(Extracted data entries)
— start —
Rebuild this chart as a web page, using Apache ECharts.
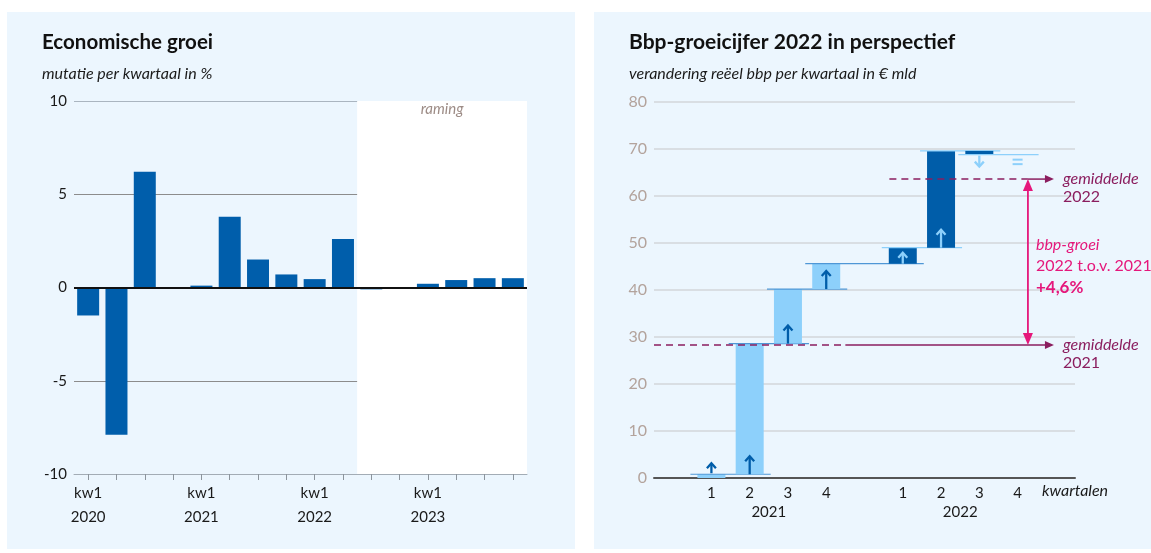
<!DOCTYPE html>
<html>
<head>
<meta charset="utf-8">
<script src="https://cdn.jsdelivr.net/npm/echarts@6/dist/echarts.min.js"></script>
<style>
html, body { margin: 0; padding: 0; background: #fff; }
#chartBox { width: 1151px; height: 553px; }
</style>
</head>
<body>
<div id="chartBox"></div>
<script>
// links: economische groei, mutatie per kwartaal in %
const groeiKwartalen = [
  '2020 kw1', '2020 kw2', '2020 kw3', '2020 kw4',
  '2021 kw1', '2021 kw2', '2021 kw3', '2021 kw4',
  '2022 kw1', '2022 kw2', '2022 kw3', '2022 kw4',
  '2023 kw1', '2023 kw2', '2023 kw3', '2023 kw4'
]
const groeiWaarden = [-1.5, -7.9, 6.2, 0, 0.1, 3.8, 1.5, 0.7, 0.45, 2.6, -0.1, 0, 0.2, 0.4, 0.5, 0.5]
const ramingVanaf = 10 // eerste kwartaal van de raming (2022 kw3)

// rechts: bbp-niveau per kwartaal (€ mld), waterval
const kwartaalLabels = ['', '1', '2', '3', '4', '', '1', '2', '3', '4', '']
const jaarLabels = ['2021', '2022']
const bbpNiveau2021 = [0.8, 28.6, 40.2, 45.6]
const bbpNiveau2022 = [49.0, 69.6, 68.8, 68.8]
const gemiddelden = [28.3, 63.6]
const bbpGroei = '+4,6%'

const LICHTBLAUW = '#8dd0fb'
const DONKERBLAUW = '#005da9'
const MIDDENBLAUW = '#4f97d6'
const PAARS = '#8b1e5f'
const ROZE = '#e5177b'
const FONT = 'Lato'

// waterval-stappen opbouwen: [slot, van, naar, jaar, volgende slot]
const slots = kwartaalLabels.map((l, i) => (l ? i : -1)).filter(i => i >= 0)
const niveaus = bbpNiveau2021.concat(bbpNiveau2022)
const stappen = []
let vorige = 0
niveaus.forEach((n, i) => {
  stappen.push([slots[i], vorige, n, i < bbpNiveau2021.length ? 0 : 1, i + 1 < slots.length ? slots[i + 1] : -1])
  vorige = n
})

function pijl(x, y0, y1, kleur) {
  const s = y1 < y0 ? 1 : -1
  return {
    type: 'group',
    children: [
      { type: 'line', shape: { x1: x, y1: y0, x2: x, y2: y1 + s * 0.5 }, style: { stroke: kleur, lineWidth: 2.3 } },
      {
        type: 'polyline',
        shape: { points: [[x - 4.5, y1 + s * 5], [x, y1], [x + 4.5, y1 + s * 5]] },
        style: { stroke: kleur, lineWidth: 2.3, fill: null }
      }
    ]
  }
}

function tekenStap(params, api) {
  const slot = api.value(0)
  const van = api.value(1)
  const naar = api.value(2)
  const jaar = api.value(3)
  const volgende = api.value(4)
  const breedte = 28
  const pVan = api.coord([slot + 0.5, van])
  const pNaar = api.coord([slot + 0.5, naar])
  const x = pVan[0]
  const links = x - breedte / 2
  const boven = Math.min(pVan[1], pNaar[1])
  const hoogte = Math.abs(pVan[1] - pNaar[1])
  const balkKleur = jaar === 0 ? LICHTBLAUW : DONKERBLAUW
  const pijlKleur = jaar === 0 ? DONKERBLAUW : LICHTBLAUW
  const lijnKleur = jaar === 0 ? MIDDENBLAUW : LICHTBLAUW
  const kids = []
  if (hoogte > 0.5) {
    kids.push({ type: 'rect', shape: { x: links, y: boven, width: breedte, height: hoogte }, style: { fill: balkKleur } })
  }
  if (volgende >= 0) {
    const xEind = api.coord([volgende + 0.5, naar])[0] + breedte / 2 + 7
    kids.push({
      type: 'line',
      shape: { x1: links - 7, y1: pNaar[1], x2: xEind, y2: pNaar[1] },
      style: { stroke: lijnKleur, lineWidth: 1.2 }
    })
  }
  if (naar > van) {
    if (hoogte >= 12) {
      kids.push(pijl(x, pVan[1], pVan[1] - Math.min(18, hoogte - 5), pijlKleur))
    } else {
      kids.push(pijl(x, boven - 1, boven - 11, pijlKleur))
    }
  } else if (naar < van) {
    if (hoogte >= 12) {
      kids.push(pijl(x, pVan[1], pVan[1] + Math.min(18, hoogte - 5), pijlKleur))
    } else {
      kids.push(pijl(x, pNaar[1] + 1, pNaar[1] + 12, pijlKleur))
    }
  } else {
    kids.push({ type: 'line', shape: { x1: x - 5, y1: pNaar[1] + 5, x2: x + 5, y2: pNaar[1] + 5 }, style: { stroke: pijlKleur, lineWidth: 2 } })
    kids.push({ type: 'line', shape: { x1: x - 5, y1: pNaar[1] + 9.5, x2: x + 5, y2: pNaar[1] + 9.5 }, style: { stroke: pijlKleur, lineWidth: 2 } })
  }
  return { type: 'group', children: kids }
}

// gemiddelde-lijnen: gestreept deel, doorgetrokken deel met pijlpunt
const gemStreep = [[0, 5.0], [6.15, 9.77]]
const gemPunt = 10.45

function tekenGemiddelde(params, api) {
  const niveau = api.value(0)
  const j = api.value(1)
  const a = api.coord([gemStreep[j][0], niveau])
  const b = api.coord([gemStreep[j][1], niveau])
  const c = api.coord([gemPunt, niveau])
  return {
    type: 'group',
    children: [
      { type: 'line', shape: { x1: a[0], y1: a[1], x2: b[0], y2: b[1] }, style: { stroke: PAARS, lineWidth: 1.5, lineDash: [7, 5] } },
      { type: 'line', shape: { x1: b[0], y1: b[1], x2: c[0] - 6, y2: c[1] }, style: { stroke: PAARS, lineWidth: 1.5 } },
      { type: 'polygon', shape: { points: [[c[0], c[1]], [c[0] - 9, c[1] - 4], [c[0] - 9, c[1] + 4]] }, style: { fill: PAARS } },
      {
        type: 'text',
        style: {
          text: '{i|gemiddelde}\n{n|' + jaarLabels[j] + '}',
          x: c[0] + 9, y: c[1] - 9,
          verticalAlign: 'top', align: 'left',
          rich: {
            i: { fontSize: 16, fontStyle: 'italic', fontFamily: FONT, fill: PAARS, lineHeight: 18 },
            n: { fontSize: 16, fontFamily: FONT, fill: PAARS, lineHeight: 18 }
          }
        }
      }
    ]
  }
}

function tekenVerschil(params, api) {
  const boven = api.coord([gemStreep[1][1], api.value(1)])
  const onder = api.coord([gemStreep[1][1], api.value(0)])
  const x = boven[0]
  const tx = x + 8
  const tekst = (t, dy, extra) => ({
    type: 'text',
    style: Object.assign({
      text: t, x: tx, y: boven[1] + dy, verticalAlign: 'middle', align: 'left',
      fontSize: 16, fontFamily: FONT, fill: ROZE
    }, extra)
  })
  return {
    type: 'group',
    children: [
      { type: 'line', shape: { x1: x, y1: boven[1] + 8, x2: x, y2: onder[1] - 8 }, style: { stroke: ROZE, lineWidth: 1.8 } },
      { type: 'polygon', shape: { points: [[x, boven[1]], [x - 5, boven[1] + 12], [x + 5, boven[1] + 12]] }, style: { fill: ROZE } },
      { type: 'polygon', shape: { points: [[x, onder[1]], [x - 5, onder[1] - 12], [x + 5, onder[1] - 12]] }, style: { fill: ROZE } },
      tekst('bbp-groei', 66, { fontStyle: 'italic' }),
      tekst(jaarLabels[1] + ' t.o.v. ' + jaarLabels[0], 87, {}),
      tekst(bbpGroei, 108, { fontWeight: 'bold', fontSize: 17 })
    ]
  }
}

let myChart = echarts.init(document.getElementById('chartBox'))
myChart.setOption({
  animation: false,
  textStyle: { fontFamily: FONT },
  graphic: [
    { type: 'rect', z: -100, shape: { x: 7, y: 12, width: 568, height: 537 }, style: { fill: '#ecf6fe' } },
    { type: 'rect', z: -100, shape: { x: 594, y: 12, width: 560, height: 537 }, style: { fill: '#ecf6fe' } },
    {
      type: 'text', left: 1042, top: 483,
      style: { text: 'kwartalen', fontSize: 16, fontStyle: 'italic', fontFamily: FONT, fill: '#1a1a1a' }
    }
  ],
  title: [
    { text: 'Economische groei', left: 42, top: 32, padding: 0, textStyle: { fontSize: 20.5, fontWeight: 'bold', color: '#111', fontFamily: FONT } },
    { text: 'mutatie per kwartaal in %', left: 42, top: 66, padding: 0, textStyle: { fontSize: 16, fontWeight: 'normal', fontStyle: 'italic', color: '#1a1a1a', fontFamily: FONT } },
    { text: 'Bbp-groeicijfer 2022 in perspectief', left: 629, top: 32, padding: 0, textStyle: { fontSize: 21, fontWeight: 'bold', color: '#111', fontFamily: FONT } },
    { text: 'verandering reëel bbp per kwartaal in € mld', left: 629, top: 66, padding: 0, textStyle: { fontSize: 16, fontWeight: 'normal', fontStyle: 'italic', color: '#1a1a1a', fontFamily: FONT } }
  ],
  grid: [
    { left: 74, top: 101, width: 453, height: 373 },
    { left: 654, top: 102, width: 421, height: 376 }
  ],
  xAxis: [
    {
      gridIndex: 0,
      type: 'category',
      data: groeiKwartalen,
      position: 'bottom',
      axisLine: { onZero: false, lineStyle: { color: '#a3acb5', width: 1 } },
      axisTick: { show: true, alignWithLabel: true, interval: 0, length: 6, lineStyle: { color: '#8c949c', width: 1 } },
      axisLabel: {
        interval: 0,
        margin: 7,
        color: '#1a1a1a',
        fontSize: 15,
        lineHeight: 24,
        fontFamily: FONT,
        formatter: (v, i) => (i % 4 === 0 ? 'kw1\n' + v.slice(0, 4) : '')
      }
    },
    { gridIndex: 0, type: 'value', min: 0, max: groeiKwartalen.length, show: false },
    {
      gridIndex: 1,
      type: 'category',
      data: kwartaalLabels,
      position: 'bottom',
      axisLine: { onZero: false, lineStyle: { color: '#555', width: 2 } },
      axisTick: { alignWithLabel: true, interval: (i, v) => v !== '', length: 5, lineStyle: { color: '#555' } },
      axisLabel: { interval: 0, margin: 8, color: '#1a1a1a', fontSize: 15, fontFamily: FONT }
    },
    {
      gridIndex: 1,
      type: 'value',
      min: 0,
      max: kwartaalLabels.length,
      interval: 1,
      position: 'bottom',
      axisLine: { show: false },
      axisTick: { show: false },
      splitLine: { show: false },
      axisLabel: {
        margin: 27,
        color: '#1a1a1a',
        fontSize: 15,
        fontFamily: FONT,
        formatter: v => (v === 3 ? jaarLabels[0] : v === 8 ? jaarLabels[1] : '')
      }
    }
  ],
  yAxis: [
    {
      gridIndex: 0,
      type: 'value',
      min: -10,
      max: 10,
      interval: 5,
      axisLine: { show: false },
      axisTick: { show: false },
      axisLabel: { margin: 7, color: '#1a1a1a', fontSize: 15, fontFamily: FONT },
      splitLine: { lineStyle: { color: ['#a3acb5', '#8c8c8c', '#8c8c8c', '#8c8c8c', '#aab5c0'] } }
    },
    {
      gridIndex: 1,
      type: 'value',
      min: 0,
      max: 80,
      interval: 10,
      axisLine: { show: false },
      axisTick: { show: false },
      axisLabel: { margin: 7, color: '#b3a39c', fontSize: 16, fontFamily: FONT },
      splitLine: { lineStyle: { color: '#d3d6da', width: 1.5 } }
    }
  ],
  series: [
    {
      name: 'raming',
      type: 'line',
      xAxisIndex: 1,
      yAxisIndex: 0,
      data: [],
      z: -1,
      silent: true,
      markArea: {
        silent: true,
        itemStyle: { color: '#ffffff' },
        label: {
          show: true,
          position: 'insideTop',
          distance: 1,
          formatter: 'raming',
          color: '#9d8c86',
          fontStyle: 'italic',
          fontSize: 15,
          fontFamily: FONT
        },
        data: [[{ xAxis: ramingVanaf }, { xAxis: groeiKwartalen.length }]]
      }
    },
    {
      name: 'groei',
      type: 'bar',
      xAxisIndex: 0,
      yAxisIndex: 0,
      data: groeiWaarden,
      barWidth: 22,
      itemStyle: { color: '#005eab' },
      markLine: {
        silent: true,
        symbol: 'none',
        label: { show: false },
        lineStyle: { color: '#111', width: 2, type: 'solid' },
        data: [{ yAxis: 0 }]
      }
    },
    {
      name: 'bbp',
      type: 'custom',
      xAxisIndex: 3,
      yAxisIndex: 1,
      renderItem: tekenStap,
      encode: { x: 0, y: [1, 2] },
      data: stappen
    },
    {
      name: 'gemiddelde',
      type: 'custom',
      xAxisIndex: 3,
      yAxisIndex: 1,
      renderItem: tekenGemiddelde,
      encode: { y: 0 },
      data: gemiddelden.map((g, j) => [g, j])
    },
    {
      name: 'verschil',
      type: 'custom',
      xAxisIndex: 3,
      yAxisIndex: 1,
      renderItem: tekenVerschil,
      encode: { y: [0, 1] },
      data: [[gemiddelden[0], gemiddelden[1]]]
    }
  ]
})
</script>
</body>
</html>
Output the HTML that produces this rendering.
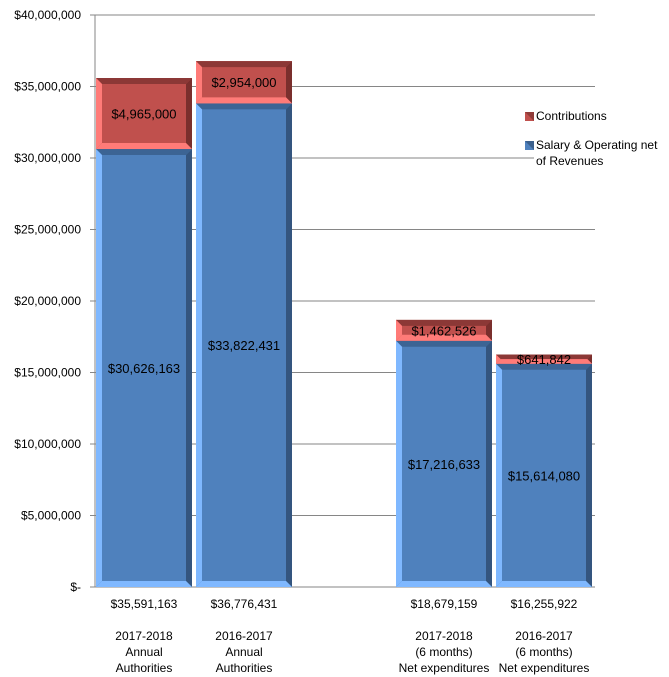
— end —
◆ Work to complete
Tally the lines above containing "this". Answer with the count only.

◆ Complete response
2